Ce qui persiste : la gestion de la chaîne d’approvisionnement comme facteur clé
Alors, que réserve la prochaine présidence américaine pour le commerce mondial ? Une analyse de la réalité montre que, malgré le protectionnisme et l’isolationnisme, les régions continuent à commercer entre elles et que les marchés restent stables malgré les interventions politiques. Cela est dû en partie au succès de la logistique à établir et renforcer des réseaux résilients, grâce à des processus standardisés, des systèmes informatiques intelligents et surtout au savoir-faire des collaborateurs. Les droits de douane augmentent certes la complexité et la pression sur les coûts.

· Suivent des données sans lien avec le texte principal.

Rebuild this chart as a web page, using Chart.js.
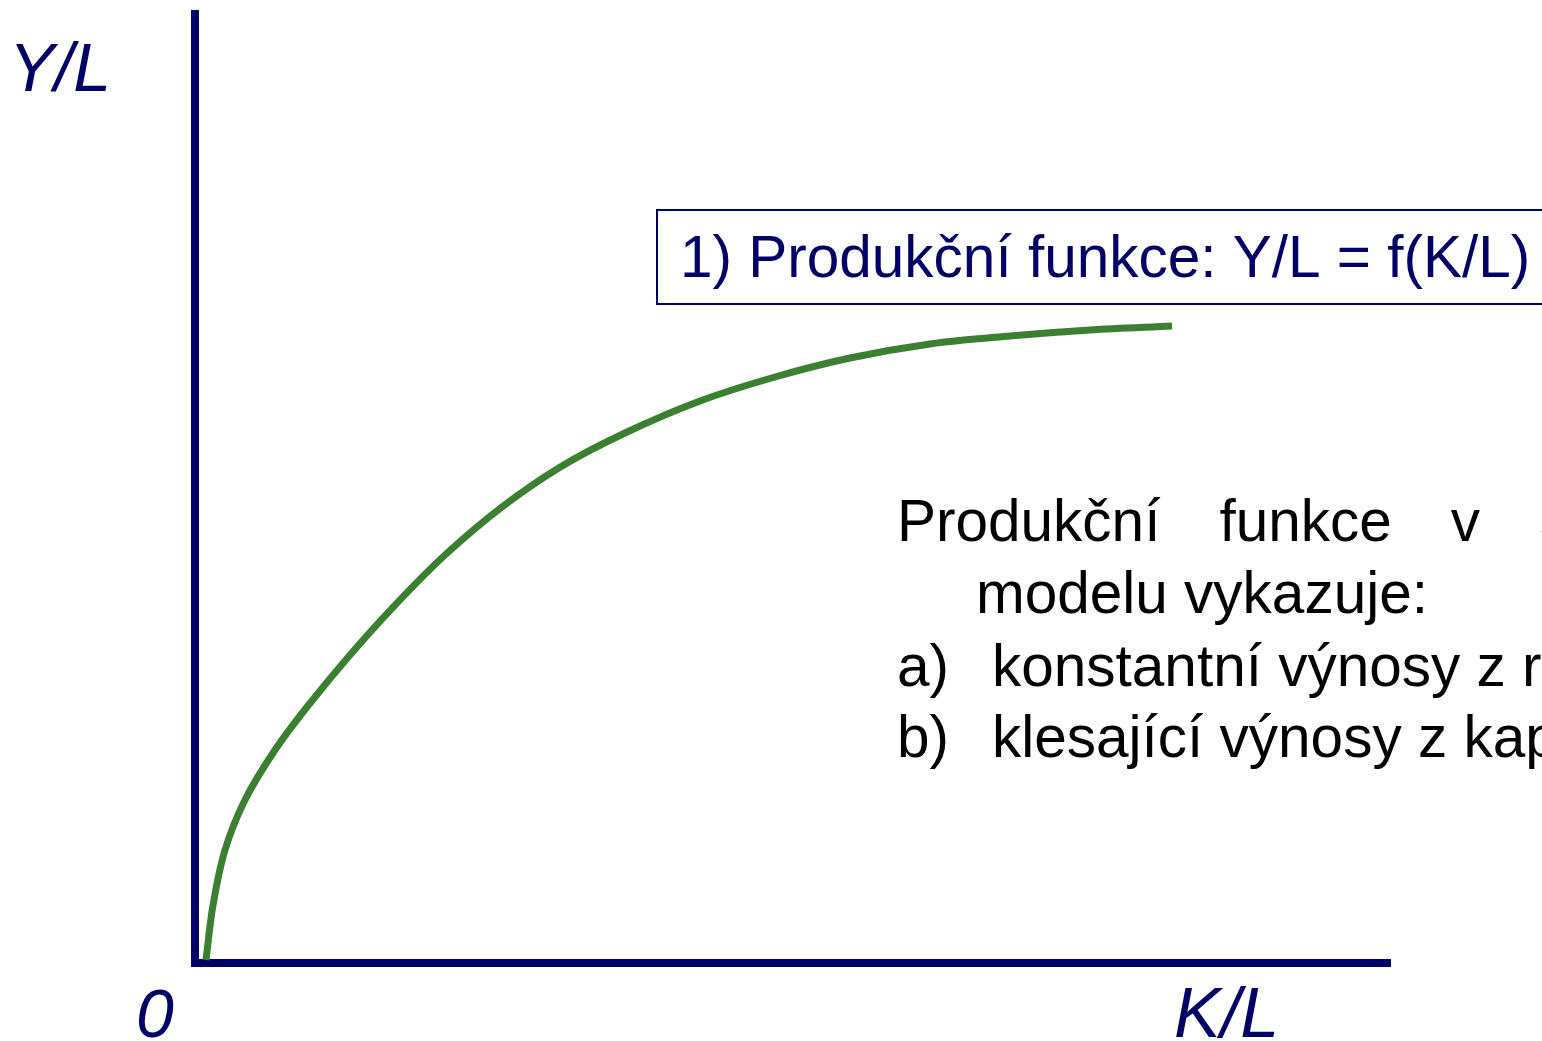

Mais cela rend d’autant plus essentielle une gestion efficace des chaînes d’approvisionnement, qui devient un véritable atout stratégique, bien au-delà des élections américaines.
Réagir avec prudence et mesure
Les transformations majeures, particulièrement en période de défis, nécessitent des actions à long terme fondées sur des valeurs partagées et une adaptabilité indispensable. Napoléon Bonaparte disait : « Le tourment des précautions l'emporte sur les dangers à éviter ». Certes, il ne pensait pas aux chaînes d’approvisionnement mondiales, mais la phrase s’applique à la situation actuelle.
Les États-Unis ont voté. Il ne faut pas céder à la panique ou agir précipitamment, mais réagir avec prudence et observer l’évolution des marchés. Sinon, le coût des mesures préventives pourrait bien dépasser les conséquences des dangers que l’on cherche à éviter.